The Silent Sea: The Legal Lacuna of Sedentary Activities in the Archipelagic Sea Lanes under UNCLOS
DOI:
https://doi.org/10.22219/ljih.v34i1.41899Keywords:
Archipelagic Sea Lanes, Archipelagic Sea Lanes Passage, Legal Silence, Sedentary Activities, UNCLOSAbstract
This article maps the legal gap on provisions regarding sedentary activities on Archipelagic Sea Lanes (ASLs) under UNCLOS and subsequently charts the fairway of their governance. ASLs, already an almost uncharted regime of UNCLOS on its own, offers two freedoms for states users and archipelagic alike to enjoy: navigational rights and the consequent right to conduct sedentary activities those that are not in motion but maintain a static presence within the lanes. While the law of ASLs passage under UNCLOS is rather sufficiently defined, the Convention provides little guidance on how sedentary activities should be treated. This paper turns its attention to that silence. What will become of silent underwater activities, including cable-laying, surveillance, marine scientific research, or the unmoving presence of a submarine, which take place within these sea lanes, not as passage but as position? Article 53 of UNCLOS lies at the base of this inquiry, with its notable omission of non-navigational uses of ASLs. Through a close contextual reading of the Convention, reflected by state practice, the paper surfaces the following question: do sedentary activities fall within the scope of passage granted in ASLs, or are they subject to the sovereignty of the archipelagic state?

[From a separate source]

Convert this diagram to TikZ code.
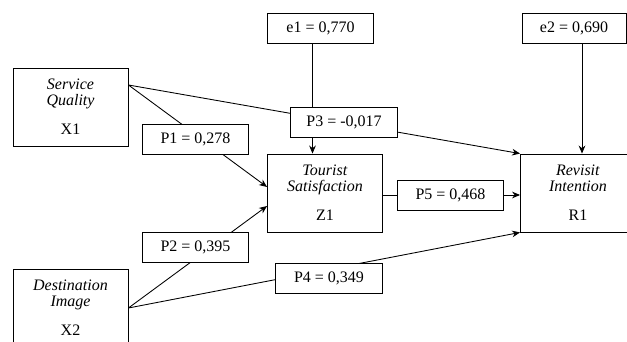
\documentclass[tikz,border=0pt]{standalone}
\usepackage{fontspec}
\setmainfont{Liberation Serif}
\usetikzlibrary{calc, arrows.meta}

\begin{document}
\begin{tikzpicture}[>={Stealth[length=6pt, width=5pt]}, x=0.75pt, y=0.75pt, line width=0.65pt,
    font=\fontsize{12}{12}\selectfont,
    var/.style={draw, fill=white, align=center, minimum width=86.25pt, minimum height=58.5pt, inner sep=0pt},
    coef/.style={draw, fill=white, minimum width=80pt, minimum height=22.5pt, inner sep=0pt}]
  \useasboundingbox (0,0) rectangle (627,342);
  \clip (0,0) rectangle (627,342);
  % Variables
  \node[var] (X1) at (70.5,235) {\textit{Service}\\\textit{Quality}\\[10pt]X1};
  \node[var] (X2) at (70.5,34) {\textit{Destination}\\\textit{Image}\\[10pt]X2};
  \node[var] (Z1) at (325,149) {\textit{Tourist}\\\textit{Satisfaction}\\[10pt]Z1};
  \node[var] (R1) at (578,149) {\textit{Revisit}\\\textit{Intention}\\[10pt]R1};
  % Errors
  \node[coef] (e1) at (320.5,314) {e1 = 0,770};
  \node[coef, minimum width=78pt] (e2) at (574,314) {e2 = 0,690};
  \node[coef] (P5) at (450.5,147) {P5 = 0,468};
  % Paths
  \draw[->] ($(X1.east)+(0,22)$) -- ($(Z1.west)+(0,6)$);
  \draw[->] ($(X1.east)+(0,22)$) -- (R1.north west);
  \draw[->] (X2.east) -- ($(Z1.west)+(0,-13)$);
  \draw[->] (X2.east) -- (R1.south west);
  \draw[->] ($(e1.south)+(-8,0)$) -- ($(Z1.north)+(-12.5,0)$);
  \draw[->] ($(e2.south)+(8,0)$) -- ($(R1.north)+(4,0)$);
  \draw (P5.west -| Z1.east) -- (P5.west);
  \draw[->] (P5.east) -- (P5.east -| R1.west);
  % Coefficients
  \node[coef] (P1) at (195.5,202.5) {P1 = 0,278};
  \node[coef] (P2) at (195.5,95) {P2 = 0,395};
  \node[coef] (P3) at (344,220) {P3 = -0,017};
  \node[coef] (P4) at (329,63.5) {P4 = 0,349};
\end{tikzpicture}
\end{document}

Focusing on Indonesia, the world's largest archipelagic nation, the paper examines how sovereignty is asserted over both movement and stillness. It explores the legal lacuna in situations where the sea is not merely passed through but also silently dwelled within. The paper contributes to discussions surrounding ASLs by shedding light on them as stretches of maritime corridors where neither freedom of navigation nor sovereign control is properly articulated. This paper then concludes that this silent sea is where Indonesia is expected to take the helm in recasting the advancement of maritime law in three stanzas: devising its own domestic legal reform, regional cooperation, and international legal stratagem.